_Raw data_
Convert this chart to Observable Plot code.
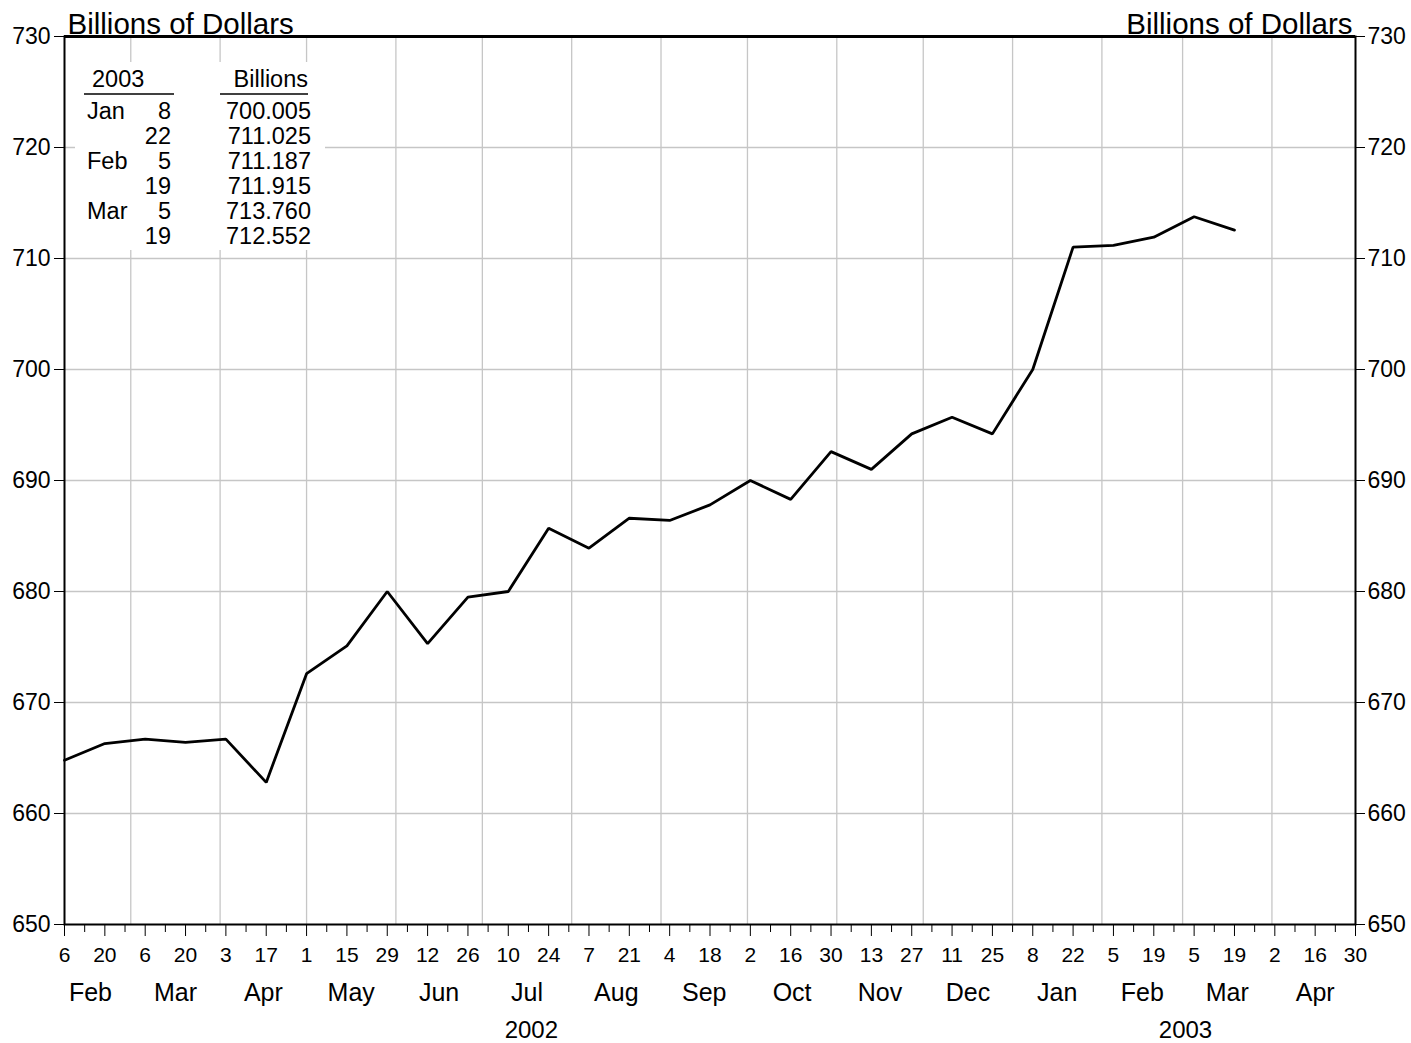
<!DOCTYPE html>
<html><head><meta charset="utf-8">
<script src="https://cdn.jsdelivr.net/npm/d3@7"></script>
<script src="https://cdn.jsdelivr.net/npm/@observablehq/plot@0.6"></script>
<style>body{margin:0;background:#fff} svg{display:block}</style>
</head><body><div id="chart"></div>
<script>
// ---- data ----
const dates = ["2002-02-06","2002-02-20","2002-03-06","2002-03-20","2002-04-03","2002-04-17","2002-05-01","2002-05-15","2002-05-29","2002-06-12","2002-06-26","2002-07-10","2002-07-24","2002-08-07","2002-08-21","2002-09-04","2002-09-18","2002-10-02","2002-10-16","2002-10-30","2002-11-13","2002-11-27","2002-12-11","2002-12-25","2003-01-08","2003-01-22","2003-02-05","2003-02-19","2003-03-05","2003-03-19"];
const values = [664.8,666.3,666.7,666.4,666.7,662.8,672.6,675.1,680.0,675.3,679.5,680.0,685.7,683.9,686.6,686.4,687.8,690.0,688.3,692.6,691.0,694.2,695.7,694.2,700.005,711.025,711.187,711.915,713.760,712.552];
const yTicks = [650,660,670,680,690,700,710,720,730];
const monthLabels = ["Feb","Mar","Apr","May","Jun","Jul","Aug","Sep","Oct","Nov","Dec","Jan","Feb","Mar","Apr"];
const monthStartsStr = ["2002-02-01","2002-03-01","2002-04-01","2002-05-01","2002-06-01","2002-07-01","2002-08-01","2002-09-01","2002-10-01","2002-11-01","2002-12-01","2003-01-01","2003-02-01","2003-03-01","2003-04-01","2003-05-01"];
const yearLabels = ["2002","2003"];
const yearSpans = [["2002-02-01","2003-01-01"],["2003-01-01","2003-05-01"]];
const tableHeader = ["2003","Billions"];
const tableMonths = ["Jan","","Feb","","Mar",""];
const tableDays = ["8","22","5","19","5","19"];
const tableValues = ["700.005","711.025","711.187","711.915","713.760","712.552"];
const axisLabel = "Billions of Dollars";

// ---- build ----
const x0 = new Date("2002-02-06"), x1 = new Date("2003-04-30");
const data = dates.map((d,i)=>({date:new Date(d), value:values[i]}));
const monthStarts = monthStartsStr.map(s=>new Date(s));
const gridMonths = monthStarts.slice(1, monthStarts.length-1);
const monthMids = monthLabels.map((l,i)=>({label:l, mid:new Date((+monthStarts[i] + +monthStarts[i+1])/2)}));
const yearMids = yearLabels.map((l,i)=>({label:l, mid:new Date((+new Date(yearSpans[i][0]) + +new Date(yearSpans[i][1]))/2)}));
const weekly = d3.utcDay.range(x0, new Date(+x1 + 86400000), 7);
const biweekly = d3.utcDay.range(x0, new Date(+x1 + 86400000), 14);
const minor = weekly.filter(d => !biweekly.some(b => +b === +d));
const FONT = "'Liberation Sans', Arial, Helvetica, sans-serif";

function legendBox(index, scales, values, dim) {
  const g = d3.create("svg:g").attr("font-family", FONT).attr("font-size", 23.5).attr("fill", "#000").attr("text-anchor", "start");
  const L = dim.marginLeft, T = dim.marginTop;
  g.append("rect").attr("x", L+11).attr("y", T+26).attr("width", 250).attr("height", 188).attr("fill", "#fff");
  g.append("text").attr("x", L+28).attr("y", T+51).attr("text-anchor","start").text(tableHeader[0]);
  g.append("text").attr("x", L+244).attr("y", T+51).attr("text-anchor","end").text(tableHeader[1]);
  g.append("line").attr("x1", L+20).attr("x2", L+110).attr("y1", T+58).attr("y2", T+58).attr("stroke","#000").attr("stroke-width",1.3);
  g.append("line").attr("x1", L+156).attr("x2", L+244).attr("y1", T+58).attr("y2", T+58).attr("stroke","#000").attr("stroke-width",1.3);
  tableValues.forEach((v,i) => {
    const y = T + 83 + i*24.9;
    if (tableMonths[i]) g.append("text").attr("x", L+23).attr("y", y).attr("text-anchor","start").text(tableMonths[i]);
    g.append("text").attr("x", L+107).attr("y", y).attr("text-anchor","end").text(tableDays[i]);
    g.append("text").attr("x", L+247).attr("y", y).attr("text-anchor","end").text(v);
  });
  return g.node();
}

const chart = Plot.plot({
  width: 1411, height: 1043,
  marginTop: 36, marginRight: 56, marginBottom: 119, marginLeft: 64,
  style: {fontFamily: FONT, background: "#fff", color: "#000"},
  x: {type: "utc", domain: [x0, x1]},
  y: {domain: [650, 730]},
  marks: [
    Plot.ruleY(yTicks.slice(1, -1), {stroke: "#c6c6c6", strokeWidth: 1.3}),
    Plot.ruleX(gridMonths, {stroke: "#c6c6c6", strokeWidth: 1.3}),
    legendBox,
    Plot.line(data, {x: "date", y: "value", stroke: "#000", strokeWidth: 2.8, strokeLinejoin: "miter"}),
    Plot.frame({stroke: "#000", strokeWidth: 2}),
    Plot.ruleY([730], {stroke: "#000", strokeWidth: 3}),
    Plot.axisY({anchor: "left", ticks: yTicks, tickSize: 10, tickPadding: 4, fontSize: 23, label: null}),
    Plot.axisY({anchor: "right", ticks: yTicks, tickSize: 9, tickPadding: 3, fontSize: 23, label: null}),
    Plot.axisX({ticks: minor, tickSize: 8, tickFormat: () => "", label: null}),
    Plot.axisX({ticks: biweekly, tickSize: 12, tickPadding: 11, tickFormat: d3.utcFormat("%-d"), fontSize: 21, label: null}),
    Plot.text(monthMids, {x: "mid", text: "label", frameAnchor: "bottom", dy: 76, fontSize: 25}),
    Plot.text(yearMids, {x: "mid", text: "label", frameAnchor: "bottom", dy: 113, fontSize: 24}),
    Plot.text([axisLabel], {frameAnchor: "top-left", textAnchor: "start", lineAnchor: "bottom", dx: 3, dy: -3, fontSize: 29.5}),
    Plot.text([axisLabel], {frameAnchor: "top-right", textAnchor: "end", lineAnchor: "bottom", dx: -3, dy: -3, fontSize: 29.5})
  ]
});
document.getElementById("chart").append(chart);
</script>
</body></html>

_Problem to solve_
Give back every line exactly as it stands, pictures excluded.

_Full answer_
Convert this chart to Observable Plot code.
<!DOCTYPE html>
<html><head><meta charset="utf-8">
<script src="https://cdn.jsdelivr.net/npm/d3@7"></script>
<script src="https://cdn.jsdelivr.net/npm/@observablehq/plot@0.6"></script>
<style>body{margin:0;background:#fff} svg{display:block}</style>
</head><body><div id="chart"></div>
<script>
// ---- data ----
const dates = ["2002-02-06","2002-02-20","2002-03-06","2002-03-20","2002-04-03","2002-04-17","2002-05-01","2002-05-15","2002-05-29","2002-06-12","2002-06-26","2002-07-10","2002-07-24","2002-08-07","2002-08-21","2002-09-04","2002-09-18","2002-10-02","2002-10-16","2002-10-30","2002-11-13","2002-11-27","2002-12-11","2002-12-25","2003-01-08","2003-01-22","2003-02-05","2003-02-19","2003-03-05","2003-03-19"];
const values = [664.8,666.3,666.7,666.4,666.7,662.8,672.6,675.1,680.0,675.3,679.5,680.0,685.7,683.9,686.6,686.4,687.8,690.0,688.3,692.6,691.0,694.2,695.7,694.2,700.005,711.025,711.187,711.915,713.760,712.552];
const yTicks = [650,660,670,680,690,700,710,720,730];
const monthLabels = ["Feb","Mar","Apr","May","Jun","Jul","Aug","Sep","Oct","Nov","Dec","Jan","Feb","Mar","Apr"];
const monthStartsStr = ["2002-02-01","2002-03-01","2002-04-01","2002-05-01","2002-06-01","2002-07-01","2002-08-01","2002-09-01","2002-10-01","2002-11-01","2002-12-01","2003-01-01","2003-02-01","2003-03-01","2003-04-01","2003-05-01"];
const yearLabels = ["2002","2003"];
const yearSpans = [["2002-02-01","2003-01-01"],["2003-01-01","2003-05-01"]];
const tableHeader = ["2003","Billions"];
const tableMonths = ["Jan","","Feb","","Mar",""];
const tableDays = ["8","22","5","19","5","19"];
const tableValues = ["700.005","711.025","711.187","711.915","713.760","712.552"];
const axisLabel = "Billions of Dollars";

// ---- build ----
const x0 = new Date("2002-02-06"), x1 = new Date("2003-04-30");
const data = dates.map((d,i)=>({date:new Date(d), value:values[i]}));
const monthStarts = monthStartsStr.map(s=>new Date(s));
const gridMonths = monthStarts.slice(1, monthStarts.length-1);
const monthMids = monthLabels.map((l,i)=>({label:l, mid:new Date((+monthStarts[i] + +monthStarts[i+1])/2)}));
const yearMids = yearLabels.map((l,i)=>({label:l, mid:new Date((+new Date(yearSpans[i][0]) + +new Date(yearSpans[i][1]))/2)}));
const weekly = d3.utcDay.range(x0, new Date(+x1 + 86400000), 7);
const biweekly = d3.utcDay.range(x0, new Date(+x1 + 86400000), 14);
const minor = weekly.filter(d => !biweekly.some(b => +b === +d));
const FONT = "'Liberation Sans', Arial, Helvetica, sans-serif";

function legendBox(index, scales, values, dim) {
  const g = d3.create("svg:g").attr("font-family", FONT).attr("font-size", 23.5).attr("fill", "#000").attr("text-anchor", "start");
  const L = dim.marginLeft, T = dim.marginTop;
  g.append("rect").attr("x", L+11).attr("y", T+26).attr("width", 250).attr("height", 188).attr("fill", "#fff");
  g.append("text").attr("x", L+28).attr("y", T+51).attr("text-anchor","start").text(tableHeader[0]);
  g.append("text").attr("x", L+244).attr("y", T+51).attr("text-anchor","end").text(tableHeader[1]);
  g.append("line").attr("x1", L+20).attr("x2", L+110).attr("y1", T+58).attr("y2", T+58).attr("stroke","#000").attr("stroke-width",1.3);
  g.append("line").attr("x1", L+156).attr("x2", L+244).attr("y1", T+58).attr("y2", T+58).attr("stroke","#000").attr("stroke-width",1.3);
  tableValues.forEach((v,i) => {
    const y = T + 83 + i*24.9;
    if (tableMonths[i]) g.append("text").attr("x", L+23).attr("y", y).attr("text-anchor","start").text(tableMonths[i]);
    g.append("text").attr("x", L+107).attr("y", y).attr("text-anchor","end").text(tableDays[i]);
    g.append("text").attr("x", L+247).attr("y", y).attr("text-anchor","end").text(v);
  });
  return g.node();
}

const chart = Plot.plot({
  width: 1411, height: 1043,
  marginTop: 36, marginRight: 56, marginBottom: 119, marginLeft: 64,
  style: {fontFamily: FONT, background: "#fff", color: "#000"},
  x: {type: "utc", domain: [x0, x1]},
  y: {domain: [650, 730]},
  marks: [
    Plot.ruleY(yTicks.slice(1, -1), {stroke: "#c6c6c6", strokeWidth: 1.3}),
    Plot.ruleX(gridMonths, {stroke: "#c6c6c6", strokeWidth: 1.3}),
    legendBox,
    Plot.line(data, {x: "date", y: "value", stroke: "#000", strokeWidth: 2.8, strokeLinejoin: "miter"}),
    Plot.frame({stroke: "#000", strokeWidth: 2}),
    Plot.ruleY([730], {stroke: "#000", strokeWidth: 3}),
    Plot.axisY({anchor: "left", ticks: yTicks, tickSize: 10, tickPadding: 4, fontSize: 23, label: null}),
    Plot.axisY({anchor: "right", ticks: yTicks, tickSize: 9, tickPadding: 3, fontSize: 23, label: null}),
    Plot.axisX({ticks: minor, tickSize: 8, tickFormat: () => "", label: null}),
    Plot.axisX({ticks: biweekly, tickSize: 12, tickPadding: 11, tickFormat: d3.utcFormat("%-d"), fontSize: 21, label: null}),
    Plot.text(monthMids, {x: "mid", text: "label", frameAnchor: "bottom", dy: 76, fontSize: 25}),
    Plot.text(yearMids, {x: "mid", text: "label", frameAnchor: "bottom", dy: 113, fontSize: 24}),
    Plot.text([axisLabel], {frameAnchor: "top-left", textAnchor: "start", lineAnchor: "bottom", dx: 3, dy: -3, fontSize: 29.5}),
    Plot.text([axisLabel], {frameAnchor: "top-right", textAnchor: "end", lineAnchor: "bottom", dx: -3, dy: -3, fontSize: 29.5})
  ]
});
document.getElementById("chart").append(chart);
</script>
</body></html>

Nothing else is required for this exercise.